Will advisory services recover from current sluggish levels?
Whether sold commercially, or distributed internally, knowledge produced by for-profit companies (as compared to information available for free on the web) will continue to be under strong pressures to be priced, because knowledge costs money to produce. In fact, we are now witnessing a rationalization of pricing levels in the area of knowledge management. Here’s a possible basis for an evolving pricing theory of knowledge:
The differentiation between information and knowledge is assumed to be a discontinuity in their respective values; knowledge is usually decision-relevant, and therefore carries more identifiable value. So when we certify a unit of information as being in fact “knowledge”, we may be able to estimate its average value, usually through some informal negotiation or historical experience between supplier and consumer. Just as in the hardware segment of our industry, there would exist an inherent “positive price-elasticity” of demand from period to period; in other words, when price per unit of knowledge goes down, then utilization of such lower-price units goes up more, resulting in some reasonable
increase in revenue to the supplier. (This is remarkably analogous to the known IT trend that when price per unit of computer power or of storage capacity goes down, utilization of such computer power or capacity goes up disproportionately.)
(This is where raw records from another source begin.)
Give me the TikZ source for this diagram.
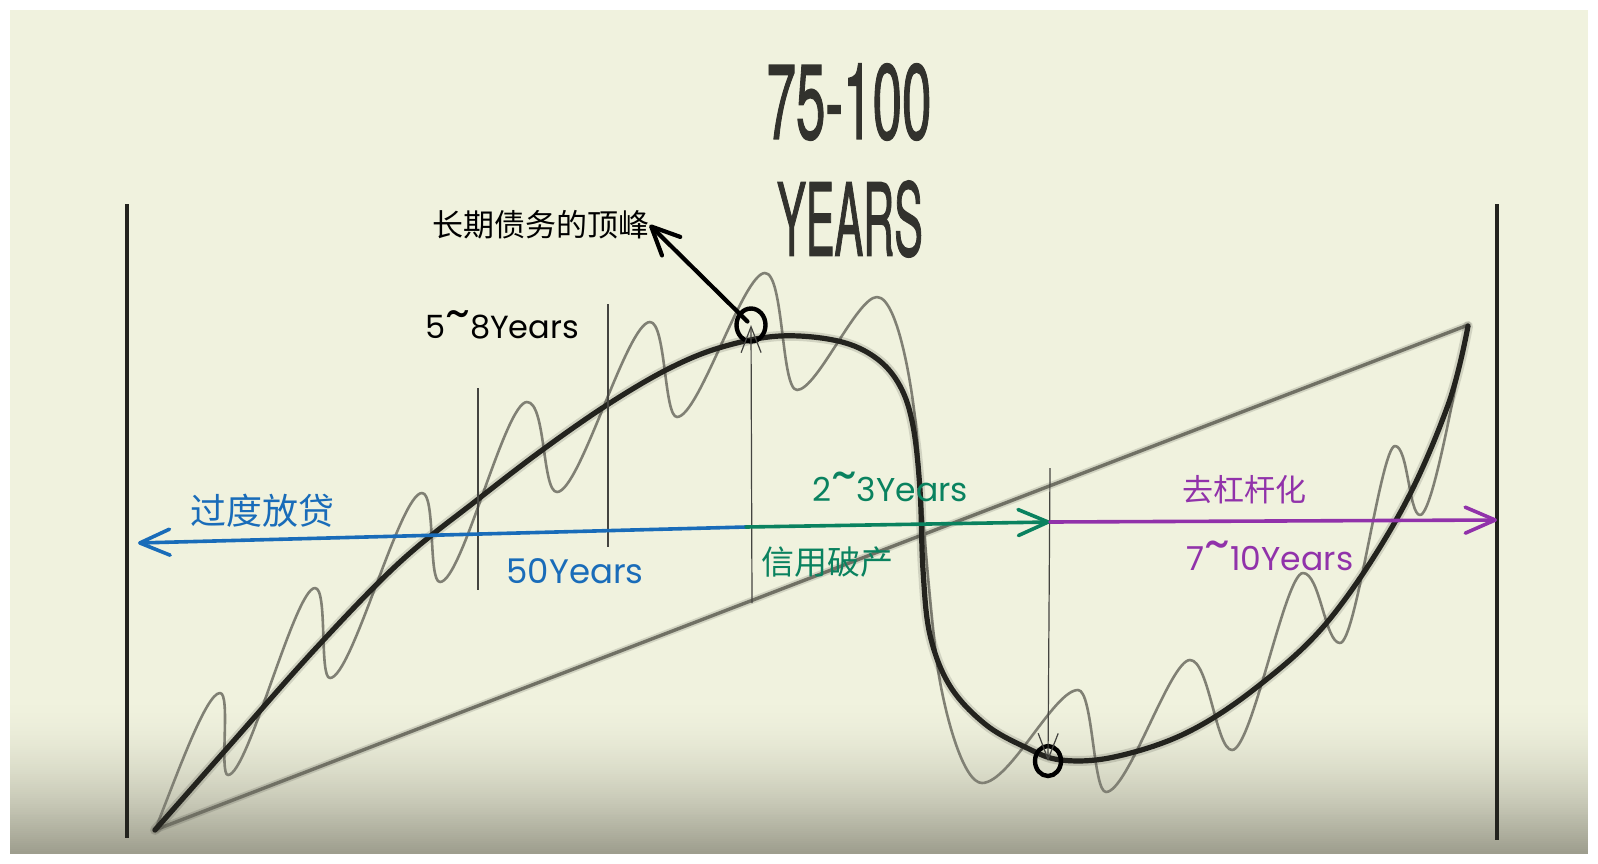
\documentclass[tikz,border=0pt]{standalone}
\usepackage{fontspec}
\setsansfont{TeX Gyre Heros}
\newfontfamily\titlefont[FakeBold=1.6]{TeX Gyre Heros}
\newfontfamily\cjk{Noto Sans CJK SC}
\newfontfamily\hand{Poppins}
\usetikzlibrary{arrows.meta,shapes.geometric}
\definecolor{bgc}{RGB}{240,242,222}
\definecolor{bgdark}{RGB}{158,158,142}
\definecolor{inkc}{RGB}{35,35,30}
\definecolor{wavec}{RGB}{128,128,116}
\definecolor{trendc}{RGB}{112,112,100}
\definecolor{titlec}{RGB}{50,50,45}
\definecolor{blueA}{RGB}{25,108,185}
\definecolor{greenA}{RGB}{10,130,95}
\definecolor{purpleA}{RGB}{145,50,170}
\newcommand{\htilde}{\raisebox{.3em}{\scalebox{1.5}{\textasciitilde}}}
\begin{document}
\begin{tikzpicture}[x=1pt,y=-1pt,
  bar/.style={line width=4pt, draw=inkc},
  thinline/.style={line width=1.3pt, draw=inkc!85},
  maincurve/.style={line width=5.2pt, draw=inkc, line cap=round, line join=round},
  halo/.style={line width=#1, draw=inkc, opacity=0.15, line cap=round, line join=round},
  wave/.style={line width=2.6pt, draw=wavec, line cap=round, line join=round},
  trend/.style={line width=3.4pt, draw=trendc, line cap=round},
  ring/.style={ellipse, draw=black, line width=4.4pt, inner sep=0pt},
  vtip/.style={line width=1.2pt, draw=inkc!85, -{Straight Barb[length=26pt,width=20pt,line width=1.2pt]}},
  carrow/.style={line width=3.6pt, line cap=round, -{Straight Barb[length=30pt,width=26pt,line cap=round,line join=round]}},
  cjklabel/.style={inner sep=0pt, font=\cjk\fontsize{#1}{#1}\selectfont},
  handlabel/.style={inner sep=0pt, font=\hand\fontsize{#1}{#1}\selectfont},
  titletext/.style={inner sep=0pt, text=titlec, xscale=0.5, font=\titlefont\fontsize{#1}{#1}\selectfont}
]
\useasboundingbox (0,0) rectangle (1598,863);
\fill[white] (0,0) rectangle (1598,863);
\fill[bgc] (10,10) rectangle (1588,853);
\foreach \i in {0,...,79}{
  \pgfmathsetmacro\p{100*(\i/79)^1.8}
  \fill[bgdark!\p!bgc] (10,{695+\i*1.975}) rectangle (1588,{695+(\i+1)*1.975+0.6});
}

% title
\node[titletext=106] (t1) at (849,102) {75-100};
\node[titletext=100, xscale=0.86] (t2) at (850,219) {YEARS};

% frame bars
\draw[bar] (127,204) -- (127,838);
\draw[bar] (1497,204) -- (1497,840);

% trend line
\draw[halo=7pt] (155,830) -- (1468,325);
\draw[trend] (155,830) -- (1468,325);

% wave
\draw[wave] (155,830)
 .. controls +(22,-55) and +(-14,0) .. (220,693)
 .. controls +(11,0) and +(-9,0) .. (228,775)
 .. controls +(20,0) and +(-20,0) .. (315,588)
 .. controls +(13,0) and +(-11,0) .. (330,678)
 .. controls +(22,0) and +(-22,0) .. (422,493)
 .. controls +(14,0) and +(-12,0) .. (440,582)
 .. controls +(22,0) and +(-22,0) .. (527,402)
 .. controls +(19,0) and +(-15,0) .. (557,492)
 .. controls +(23,0) and +(-23,0) .. (650,322)
 .. controls +(16,0) and +(-13,0) .. (677,417)
 .. controls +(22,0) and +(-22,0) .. (765,273)
 .. controls +(19,0) and +(-16,0) .. (797,390)
 .. controls +(20,0) and +(-20,0) .. (877,297)
 .. controls +(22,0) and +(-3,-50) .. (918,450)
 .. controls +(3,50) and +(-6,-40) .. (938,670)
 .. controls +(8,50) and +(-18,0) .. (982,783)
 .. controls +(28,0) and +(-24,0) .. (1078,690)
 .. controls +(15,0) and +(-13,0) .. (1106,792)
 .. controls +(22,0) and +(-20,0) .. (1190,660)
 .. controls +(19,0) and +(-16,0) .. (1232,750)
 .. controls +(20,0) and +(-18,0) .. (1303,573)
 .. controls +(17,0) and +(-15,0) .. (1340,643)
 .. controls +(16,0) and +(-14,0) .. (1395,446)
 .. controls +(13,0) and +(-11,0) .. (1420,515)
 .. controls +(14,0) and +(-8,30) .. (1468,326);

% main debt curve
\def\mainpts{(155,830) (230,745) (317,647) (400,562) (477,500) (545,448) (610,403) (670,368) (722,347) (780,336) (838,341) (876,358) (900,386) (913,426) (920,490) (923,570) (930,635) (950,686) (985,724) (1025,747) (1061,760) (1114,757) (1186,733) (1257,687) (1329,620) (1400,513) (1448,405) (1468,326)}
\draw[halo=10pt] plot[smooth, tension=0.6] coordinates {\mainpts};
\draw[maincurve] plot[smooth, tension=0.6] coordinates {\mainpts};

% thin vertical markers
\draw[thinline] (478,388) -- (478,590);
\draw[thinline] (608,304) -- (608,547);

% rings
\node[ring, minimum width=29pt, minimum height=33pt] (peakc) at (751,325) {};
\node[ring, minimum width=26pt, minimum height=30pt] (troughc) at (1048,761) {};

% vertical arrows into rings
\coordinate (pkbase) at (752,603);
\coordinate (trtop) at (1050,468);
\draw[vtip] (pkbase) -- (peakc.center);
\draw[vtip] (trtop) -- (troughc.center);

% labels
\node[cjklabel=31, text=black] (peaklbl) at (541,225) {长期债务的顶峰};
\draw[line width=4.2pt, line cap=round, shorten <=5pt,
  -{Straight Barb[length=28pt,width=26pt,line cap=round,line join=round]}]
  (peakc.center) -- (peaklbl.east);

\node[handlabel=32, text=black] (l58) at (502,325) {5\htilde 8Years};
\node[handlabel=34, text=blueA] (l50) at (575,571) {50Years};
\node[handlabel=33, text=greenA] (l23) at (890,487) {2\htilde 3Years};
\node[handlabel=33, text=purpleA] (l710) at (1270,556) {7\htilde 10Years};

\node[cjklabel=36, text=blueA] (over) at (262,511) {过度放贷};
\node[cjklabel=33, text=greenA] (crash) at (827,562) {信用破产};
\node[cjklabel=31, text=purpleA] (delev) at (1244,490) {去杠杆化};

% phase arrows
\coordinate (split1) at (746,527);
\coordinate (leftend) at (138,543);
\coordinate (split2) at (1050,522);
\coordinate (rightend) at (1497,520);
\draw[carrow, draw=blueA] (split1) -- (leftend);
\draw[carrow, draw=greenA] (split1) -- (split2);
\draw[carrow, draw=purpleA] (split2) -- (rightend);
\end{tikzpicture}
\end{document}
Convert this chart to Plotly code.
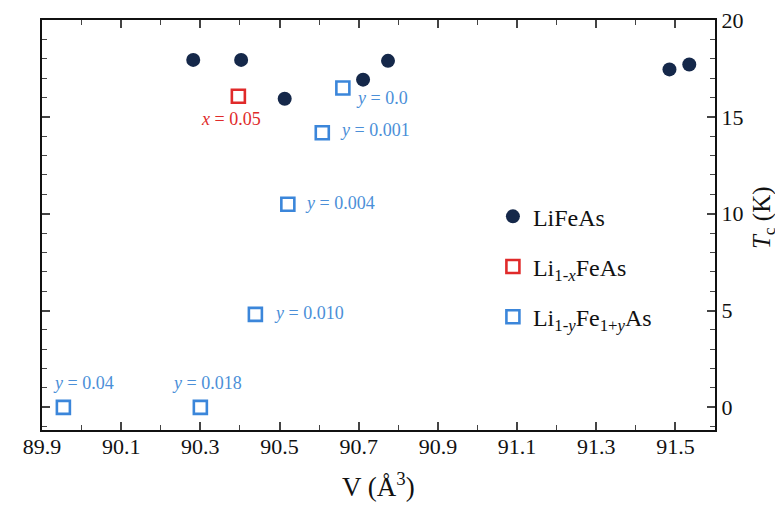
import plotly.graph_objects as go

# LiFeAs (filled circles)
lifeas_v = [90.282, 90.403, 90.513, 90.711, 90.774, 91.485, 91.535]
lifeas_tc = [17.94, 17.94, 15.93, 16.92, 17.89, 17.45, 17.70]

# Li1-xFeAs (red squares)
li1x_v = [90.396]
li1x_tc = [16.06]
li1x_labels = ["<i>x</i> = 0.05"]

# Li1-yFe1+yAs (blue squares)
li1y_v = [90.660, 90.608, 90.521, 90.439, 90.300, 89.954]
li1y_tc = [16.49, 14.18, 10.49, 4.80, 0.0, 0.0]
li1y_labels = ["<i>y</i> = 0.0", "<i>y</i> = 0.001", "<i>y</i> = 0.004",
               "<i>y</i> = 0.010", "<i>y</i> = 0.018", "<i>y</i> = 0.04"]

x_ticks = [89.9, 90.1, 90.3, 90.5, 90.7, 90.9, 91.1, 91.3, 91.5]
y_ticks = [0, 5, 10, 15, 20]

NAVY = "#15284a"
RED = "#e02a2a"
BLUE = "#3b86da"
LBLUE = "#4b8fd8"
FONT = "Liberation Serif"

fig = go.Figure()
fig.add_trace(go.Scatter(x=lifeas_v, y=lifeas_tc, mode="markers", name="LiFeAs",
                         legendgroup="a",
                         marker=dict(symbol="circle", size=14, color=NAVY,
                                     line=dict(width=0))))
fig.add_trace(go.Scatter(x=li1x_v, y=li1x_tc, mode="markers",
                         name="Li<sub>1-<i>x</i></sub>FeAs", legendgroup="b",
                         marker=dict(symbol="square-open", size=13, color=RED,
                                     line=dict(width=2.6, color=RED))))
fig.add_trace(go.Scatter(x=li1y_v, y=li1y_tc, mode="markers",
                         name="Li<sub>1-<i>y</i></sub>Fe<sub>1+<i>y</i></sub>As",
                         legendgroup="c",
                         marker=dict(symbol="square-open", size=13, color=BLUE,
                                     line=dict(width=2.6, color=BLUE))))

# point labels: (text, x, y, xanchor)
label_pos = [
    (li1x_labels[0], 90.378, 14.9, "center", RED),
    (li1y_labels[0], 90.690, 15.97, "left", LBLUE),
    (li1y_labels[1], 90.650, 14.34, "left", LBLUE),
    (li1y_labels[2], 90.563, 10.56, "left", LBLUE),
    (li1y_labels[3], 90.484, 4.85, "left", LBLUE),
    (li1y_labels[4], 90.317, 1.28, "center", LBLUE),
    (li1y_labels[5], 90.005, 1.28, "center", LBLUE),
]
for t, x, y, xa, c in label_pos:
    fig.add_annotation(x=x, y=y, text=t, showarrow=False, xanchor=xa,
                       yanchor="middle", borderpad=0,
                       font=dict(family=FONT, size=18, color=c))

# axis titles
fig.add_annotation(xref="paper", yref="paper", x=0.5, y=-0.135, yanchor="middle",
                   text="V (Å<sup>3</sup>)", showarrow=False,
                   font=dict(family=FONT, size=27, color="#111"))
fig.add_annotation(xref="paper", yref="paper", x=1.072, y=0.518, xanchor="center",
                   yanchor="middle",
                   text="<i>T</i><sub>c</sub> (K)", showarrow=False, textangle=-90,
                   font=dict(family=FONT, size=25, color="#111"))

fig.update_layout(
    width=783, height=511,
    margin=dict(l=34, r=76, t=12, b=89, autoexpand=False),
    paper_bgcolor="white", plot_bgcolor="white",
    font=dict(family=FONT, size=22, color="#111"),
    showlegend=True,
    legend=dict(x=0.67, y=0.575, xanchor="left", yanchor="top",
                bgcolor="rgba(0,0,0,0)", tracegroupgap=16,
                font=dict(family=FONT, size=24), itemwidth=30),
)
fig.update_xaxes(range=[89.9, 91.6], tickvals=x_ticks,
                 ticktext=[f"{v:.1f}" for v in x_ticks], automargin=False,
                 ticks="inside", ticklen=8, tickwidth=1.5, mirror="ticks",
                 ticklabelstandoff=-4, ticklabeloverflow="allow",
                 showline=True, linecolor="#111", linewidth=2, showgrid=False,
                 zeroline=False,
                 minor=dict(dtick=0.1, tick0=89.9, ticks="inside", ticklen=5,
                            tickwidth=1.2, showgrid=False))
fig.update_yaxes(range=[-1.17, 20.0], tickvals=y_ticks, side="right",
                 automargin=False, ticklabeloverflow="allow",
                 ticks="inside", ticklen=8, tickwidth=1.5, mirror="ticks",
                 showline=True, linecolor="#111", linewidth=2, showgrid=False,
                 zeroline=False,
                 minor=dict(dtick=1, tick0=0, ticks="inside", ticklen=5,
                            tickwidth=1.2, showgrid=False))

fig.write_html("out.html")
Experience shows that the result of this elasticity, is that both suppliers and consumers are happy. But today in practice, with amazingly few if any clients exercising the discipline of measuring the value of knowledge received, prices per unit of knowledge can and often have actually increased from period to period. For example, I believe that on average, when one bothers to differentiate between its production of information and knowledge, the price of a knowledge unit produced by Gartner Inc. may have increased. This is fine as long as the client continues to essentially pay more for less.
This situation works as long as there is no truly viable competition, with the marketing and sales required to compete effectively across the board. But the current state of affairs, not really long-term rational from either the supplier’s or the knowledge consumer’s perspective, begs to be rationalized. There may still be hope that based upon the Internet and resulting new models which assure that prices per unit of value-rich knowledge should and will decrease over time, then using elasticity arguments, this would lead to increased utilization and ironically lead to more sustainable revenues from knowledge providers such as hopefully Gartner, but as likely from a few of the smaller but ambitious Advisories. And such a revolution in the propensity of individuals and organizations to consume lower-priced knowledge, may in turn accelerate the development of new knowledge-oriented service firms.